Monday, May. 13, 1991

America Abroad

By Strobe Talbott

For 45 years, conservatives in the debate over U.S. foreign policy knew who they were, largely because they knew whom they opposed: communists of all kinds and liberals who advocated accommodation with the Kremlin or its minions. Now that the cold war is over, an identity crisis has conservatives arguing among themselves with a ferocity they used to reserve for their adversaries on the left.

America's Purpose (ICS Press; $19.95) culls 16 essays from the small (circ. 8,000) but influential quarterly National Interest. It was in that journal two years ago that Francis Fukuyama fretted over the "end of history" and thus provided a slogan for cold warriors' dismay at the waning of the all-defining struggle and the surrender of the essential enemy. Since then, the right has split into isolationist and internationalist camps. In the pages of this slim volume the two sides square off for intellectual combat of a high order.

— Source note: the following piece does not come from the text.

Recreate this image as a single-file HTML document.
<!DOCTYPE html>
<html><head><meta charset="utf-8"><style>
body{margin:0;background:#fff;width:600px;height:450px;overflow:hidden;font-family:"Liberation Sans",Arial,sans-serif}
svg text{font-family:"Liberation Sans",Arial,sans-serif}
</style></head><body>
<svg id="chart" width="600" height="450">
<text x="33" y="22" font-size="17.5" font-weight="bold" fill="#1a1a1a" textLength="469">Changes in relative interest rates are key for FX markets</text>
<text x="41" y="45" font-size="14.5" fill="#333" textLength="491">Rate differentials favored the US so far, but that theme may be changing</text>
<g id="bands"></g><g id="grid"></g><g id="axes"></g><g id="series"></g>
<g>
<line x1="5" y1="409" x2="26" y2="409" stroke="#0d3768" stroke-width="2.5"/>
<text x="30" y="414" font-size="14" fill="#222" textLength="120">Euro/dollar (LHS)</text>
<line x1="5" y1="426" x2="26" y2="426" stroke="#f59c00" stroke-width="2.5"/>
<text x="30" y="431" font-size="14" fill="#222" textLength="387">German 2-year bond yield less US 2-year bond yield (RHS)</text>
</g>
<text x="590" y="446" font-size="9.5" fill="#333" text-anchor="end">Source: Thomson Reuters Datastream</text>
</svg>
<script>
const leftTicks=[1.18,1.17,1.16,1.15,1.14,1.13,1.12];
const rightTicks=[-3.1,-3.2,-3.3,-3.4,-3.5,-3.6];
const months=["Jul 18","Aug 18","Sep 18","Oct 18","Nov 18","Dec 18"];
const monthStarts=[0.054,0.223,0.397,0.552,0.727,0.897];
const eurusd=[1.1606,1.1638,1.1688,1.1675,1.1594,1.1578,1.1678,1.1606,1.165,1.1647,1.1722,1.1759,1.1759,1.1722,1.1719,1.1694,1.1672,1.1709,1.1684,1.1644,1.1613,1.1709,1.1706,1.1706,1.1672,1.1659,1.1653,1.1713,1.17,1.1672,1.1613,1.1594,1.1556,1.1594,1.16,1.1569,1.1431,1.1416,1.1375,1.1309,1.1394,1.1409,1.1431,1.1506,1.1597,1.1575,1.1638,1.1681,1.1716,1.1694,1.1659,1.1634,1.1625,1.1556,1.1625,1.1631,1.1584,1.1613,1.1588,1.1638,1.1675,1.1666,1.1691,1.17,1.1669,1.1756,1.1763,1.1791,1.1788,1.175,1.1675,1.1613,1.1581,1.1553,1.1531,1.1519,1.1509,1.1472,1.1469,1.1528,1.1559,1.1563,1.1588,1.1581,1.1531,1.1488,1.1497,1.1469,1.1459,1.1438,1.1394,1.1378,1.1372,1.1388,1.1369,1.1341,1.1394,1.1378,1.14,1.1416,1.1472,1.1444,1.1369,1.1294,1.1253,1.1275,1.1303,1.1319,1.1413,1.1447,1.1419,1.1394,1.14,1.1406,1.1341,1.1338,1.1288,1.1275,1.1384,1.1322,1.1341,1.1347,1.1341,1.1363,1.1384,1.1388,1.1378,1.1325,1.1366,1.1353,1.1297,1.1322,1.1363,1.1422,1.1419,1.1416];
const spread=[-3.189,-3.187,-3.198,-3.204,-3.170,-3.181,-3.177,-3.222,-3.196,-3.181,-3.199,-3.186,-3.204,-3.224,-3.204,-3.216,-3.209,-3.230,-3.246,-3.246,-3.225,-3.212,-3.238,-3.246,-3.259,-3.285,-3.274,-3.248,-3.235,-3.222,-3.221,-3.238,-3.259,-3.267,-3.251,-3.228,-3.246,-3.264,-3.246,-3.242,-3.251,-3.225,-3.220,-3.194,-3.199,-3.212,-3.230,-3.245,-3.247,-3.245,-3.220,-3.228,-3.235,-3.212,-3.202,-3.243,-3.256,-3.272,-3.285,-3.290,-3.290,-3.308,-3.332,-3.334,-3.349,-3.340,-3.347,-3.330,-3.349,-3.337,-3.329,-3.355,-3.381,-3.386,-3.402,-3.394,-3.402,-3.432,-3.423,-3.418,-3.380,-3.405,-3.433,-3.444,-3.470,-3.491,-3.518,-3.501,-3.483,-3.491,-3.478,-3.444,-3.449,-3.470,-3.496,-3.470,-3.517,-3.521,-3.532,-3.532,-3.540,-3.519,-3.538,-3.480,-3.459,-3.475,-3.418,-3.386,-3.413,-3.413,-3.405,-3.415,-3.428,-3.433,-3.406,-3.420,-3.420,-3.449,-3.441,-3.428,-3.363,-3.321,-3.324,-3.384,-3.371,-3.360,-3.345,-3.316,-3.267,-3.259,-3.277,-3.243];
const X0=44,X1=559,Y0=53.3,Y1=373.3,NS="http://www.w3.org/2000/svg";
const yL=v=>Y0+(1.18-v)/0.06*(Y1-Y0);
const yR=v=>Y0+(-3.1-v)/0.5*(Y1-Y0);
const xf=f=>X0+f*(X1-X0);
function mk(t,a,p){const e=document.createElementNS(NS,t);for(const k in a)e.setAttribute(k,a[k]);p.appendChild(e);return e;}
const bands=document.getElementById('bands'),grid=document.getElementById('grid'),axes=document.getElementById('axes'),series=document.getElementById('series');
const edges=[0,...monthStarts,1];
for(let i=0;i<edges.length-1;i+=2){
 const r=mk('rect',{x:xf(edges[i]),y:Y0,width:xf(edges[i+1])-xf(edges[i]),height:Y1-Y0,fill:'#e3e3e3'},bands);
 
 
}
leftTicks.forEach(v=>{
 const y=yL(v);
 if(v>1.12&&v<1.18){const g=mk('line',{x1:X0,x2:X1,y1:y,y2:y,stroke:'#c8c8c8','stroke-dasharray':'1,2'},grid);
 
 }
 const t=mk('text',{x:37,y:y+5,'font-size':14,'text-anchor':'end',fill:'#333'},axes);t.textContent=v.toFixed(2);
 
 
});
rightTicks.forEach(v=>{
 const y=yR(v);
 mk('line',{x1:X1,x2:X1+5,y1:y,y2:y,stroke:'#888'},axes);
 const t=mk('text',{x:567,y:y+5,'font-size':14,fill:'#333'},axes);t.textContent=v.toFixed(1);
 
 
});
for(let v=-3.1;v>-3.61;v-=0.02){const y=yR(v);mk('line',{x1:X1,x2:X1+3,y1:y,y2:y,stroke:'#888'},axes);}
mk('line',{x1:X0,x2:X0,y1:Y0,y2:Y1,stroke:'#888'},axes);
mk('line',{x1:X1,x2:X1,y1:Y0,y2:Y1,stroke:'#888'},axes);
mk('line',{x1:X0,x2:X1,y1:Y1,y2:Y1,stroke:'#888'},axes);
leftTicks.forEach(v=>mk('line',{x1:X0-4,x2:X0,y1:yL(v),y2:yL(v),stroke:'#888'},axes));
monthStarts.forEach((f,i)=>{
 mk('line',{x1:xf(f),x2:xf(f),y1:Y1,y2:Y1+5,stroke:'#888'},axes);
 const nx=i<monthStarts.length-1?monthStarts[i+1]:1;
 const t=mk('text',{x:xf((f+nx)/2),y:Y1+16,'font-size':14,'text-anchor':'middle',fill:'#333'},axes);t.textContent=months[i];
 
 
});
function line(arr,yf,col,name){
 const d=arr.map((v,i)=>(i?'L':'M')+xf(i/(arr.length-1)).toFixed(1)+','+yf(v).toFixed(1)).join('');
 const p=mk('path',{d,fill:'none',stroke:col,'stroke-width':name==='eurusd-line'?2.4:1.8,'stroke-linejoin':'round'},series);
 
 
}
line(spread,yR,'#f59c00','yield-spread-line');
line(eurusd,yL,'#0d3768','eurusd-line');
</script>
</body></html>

Harvard professor Nathan Glazer recommends George Washington's warning against foreign entanglements as a motto for the U.S. in the late 20th and early 21st centuries. Patrick J. Buchanan contends that the reds were the only bad guys worth fighting; as soon as they are licked, the U.S. should "disengage" from all remaining messes across the oceans. Ted Galen Carpenter advocates "strategic independence . . . free from the dangerous and expensive burdens of obsolete security commitments." Jeane J. Kirkpatrick sees a chance for the U.S. finally to become a "normal country in a normal time," turning inward to deal with its many problems at home.

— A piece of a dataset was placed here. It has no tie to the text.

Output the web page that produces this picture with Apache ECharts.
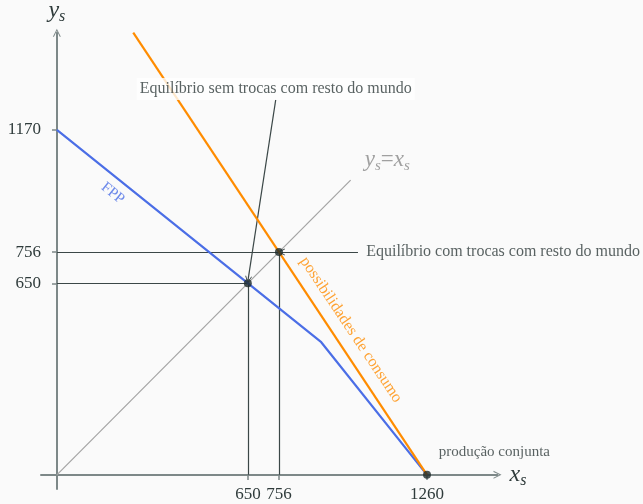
<!DOCTYPE html>
<html>
<head>
<meta charset="utf-8">
<script src="https://cdn.jsdelivr.net/npm/echarts@6/dist/echarts.min.js"></script>
<style>
  html, body { margin: 0; padding: 0; background: #fafafa; }
  #main { width: 643px; height: 504px; }
</style>
</head>
<body>
<div id="main"></div>
<script>
// dados do gráfico
const fppX = [0, 900, 1260];
const fppY = [1170, 450, 0];
const consX = [260, 1260];
const consY = [1500, 0];
const diagX = [0, 1000];
const diagY = [0, 1000];
const eqX = [650, 756, 1260];
const eqY = [650, 756, 0];
const xTicks = [650, 756, 1260];
const yTicks = [650, 756, 1170];

const serif = '"Liberation Serif", "DejaVu Serif", serif';
const dark = '#2f3b3b';
const axisGray = '#7d8888';
const chevron = 'path://M5,0 L10,10 L8.6,10 L5,2.6 L1.4,10 L0,10 Z';

const zip = (xs, ys) => xs.map((x, i) => [x, ys[i]]);

var myChart = echarts.init(document.getElementById('main'));

const axisName = {
  rich: {
    a: { fontFamily: serif, fontStyle: 'italic', fontSize: 24, color: dark },
    b: { fontFamily: serif, fontStyle: 'italic', fontSize: 16, color: dark, padding: [12, 0, 0, 0] }
  }
};

const option = {
  animation: false,
  backgroundColor: '#fafafa',
  grid: [
    // grade principal (eixos passam um pouco da origem)
    { left: 41, right: 145.5, top: 32.7, bottom: 15, containLabel: false, outerBoundsMode: 'none' },
    // grade só para marcas e rótulos, começando na origem
    { left: 57, right: 145.5, top: 32.7, bottom: 29, containLabel: false, outerBoundsMode: 'none' }
  ],
  xAxis: [
    {
      type: 'value', gridIndex: 0,
      min: -54, max: 1500,
      splitLine: { show: false },
      axisLine: {
        onZero: true,
        lineStyle: { color: axisGray, width: 2 },
        symbol: ['none', chevron],
        symbolSize: [10, 8]
      },
      axisTick: { show: false },
      axisLabel: { show: false },
      name: '{a|x}{b|s}',
      nameLocation: 'end',
      nameGap: 12,
      nameTextStyle: axisName
    },
    {
      type: 'value', gridIndex: 1,
      min: 0, max: 1500,
      splitLine: { show: false },
      axisLine: { show: false },
      axisTick: { show: true, customValues: xTicks, length: 5, lineStyle: { color: axisGray, width: 1.5 } },
      axisLabel: { customValues: xTicks, formatter: v => String(v), color: dark, fontFamily: serif, fontSize: 17, margin: 11 }
    }
  ],
  yAxis: [
    {
      type: 'value', gridIndex: 0,
      min: -48, max: 1500,
      splitLine: { show: false },
      axisLine: {
        onZero: true,
        lineStyle: { color: axisGray, width: 2 },
        symbol: ['none', chevron],
        symbolSize: [10, 8]
      },
      axisTick: { show: false },
      axisLabel: { show: false },
      name: '{a|y}{b|s}',
      nameLocation: 'end',
      nameGap: 8,
      nameTextStyle: axisName
    },
    {
      type: 'value', gridIndex: 1,
      min: 0, max: 1500,
      splitLine: { show: false },
      axisLine: { show: false },
      axisTick: { show: true, customValues: yTicks, length: 5, lineStyle: { color: axisGray, width: 1.5 } },
      axisLabel: { customValues: yTicks, formatter: v => String(v), color: dark, fontFamily: serif, fontSize: 17, margin: 16 }
    }
  ],
  series: [
    {
      // linha y = x
      type: 'line', data: zip(diagX, diagY), symbol: 'none',
      lineStyle: { color: '#a3a3a3', width: 1.2 }, z: 2
    },
    {
      // linhas guia
      type: 'lines', coordinateSystem: 'cartesian2d', symbol: 'none',
      lineStyle: { color: '#3b4747', width: 1.2, opacity: 1 },
      data: [
        { coords: [[0, 650], [650, 650]] },
        { coords: [[650, 650], [650, 0]] },
        { coords: [[0, 756], [756, 756]] },
        { coords: [[756, 756], [756, 0]] }
      ],
      z: 3
    },
    {
      // setas das anotações
      type: 'lines', coordinateSystem: 'cartesian2d',
      symbol: ['none', chevron], symbolSize: [8, 7],
      lineStyle: { color: '#3b4747', width: 1.2, opacity: 1 },
      data: [
        { coords: [[1025, 756], [764, 756]] },
        { coords: [[745, 1272], [651, 662]] }
      ],
      z: 3
    },
    {
      // FPP
      type: 'line', data: zip(fppX, fppY), symbol: 'none',
      lineStyle: { color: '#4b6ee6', width: 2.2 }, z: 4
    },
    {
      // possibilidades de consumo
      type: 'line', data: zip(consX, consY), symbol: 'none',
      lineStyle: { color: '#ff8c00', width: 2.2 }, z: 5
    },
    {
      // pontos de equilíbrio
      type: 'scatter', data: zip(eqX, eqY), symbol: 'circle', symbolSize: 8,
      itemStyle: { color: '#1e2a2a' }, z: 6
    },
    {
      // textos
      type: 'scatter', symbolSize: 0, z: 7, silent: true,
      label: { show: true, position: 'inside', fontFamily: serif, fontSize: 16, color: dark },
      data: [
        { value: [745, 1309], label: { formatter: 'Equilíbrio sem trocas com resto do mundo', backgroundColor: '#ffffff', padding: [3, 3] } },
        { value: [1053, 756], label: { formatter: 'Equilíbrio com trocas com resto do mundo', position: 'right', distance: 0 } },
        { value: [1300, 78], label: { formatter: 'produção conjunta', fontSize: 15, position: 'right', distance: 0 } },
        { value: [190, 955], label: { formatter: 'FPP', color: '#4b6ee6', fontSize: 15, rotate: -38.7 } },
        { value: [1001, 492], label: { formatter: 'possibilidades de consumo', color: '#ff8c00', rotate: -56.3 } },
        {
          value: [1125, 1068],
          label: {
            formatter: '{a|y}{b|s}{c|=}{a|x}{b|s}',
            rich: {
              a: { fontFamily: serif, fontStyle: 'italic', fontSize: 23, color: '#8a8a8a' },
              b: { fontFamily: serif, fontStyle: 'italic', fontSize: 15, color: '#8a8a8a', padding: [12, 0, 0, 0] },
              c: { fontFamily: serif, fontSize: 23, color: '#8a8a8a' }
            }
          }
        }
      ]
    }
  ]
};

myChart.setOption(option);
</script>
</body>
</html>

On the other side of the new schism, Irving Kristol, a founder of neoconservatism (and of National Interest), hears in some voices of the neocon chorus "echoes of the 1930s -- echoes of nativism and xenophobia, indifference (or worse) to Nazism and fascism, broad hints of anti-Semitism." He does not name names, but he clearly has in mind Buchanan, who has created a furor by insinuating that Jews fanned the flames of the gulf war. Kristol believes that in an increasingly interdependent world, "Fortress America" is simply not an option.

Charles Krauthammer agrees, and then some. He favors nothing less than a U.S.-led "universal dominion . . . a unipolar world whose center is a confederated West." While neither he nor any of the other contributors have much good to say about the U.N., Krauthammer welcomes an incipient "new supersovereignty" embodied by cooperative international mechanisms like the Group of Seven industrial democracies. That notion sends Buchanan into fulminations two chapters later.

The editor of both the book and the journal is Owen Harries, whose background tilts him toward the internationalists. An Oxford-educated Welshman who was a professor in Australia and a diplomat in Paris before moving to Washington eight years ago, he admits he is surprised by the "strain of withdrawal" that has emerged among some of his authors.

"American conservatism is a term whose very meaning was shaped and colored by the cold war," says Harries. "Perhaps there's now a problem with the labeling." Actually, there has always been a problem. Labels foster simplistic divisions and artificial alliances. This book may mark the end of at least one brand of ideological monolithism. That's already an improvement on the end of history.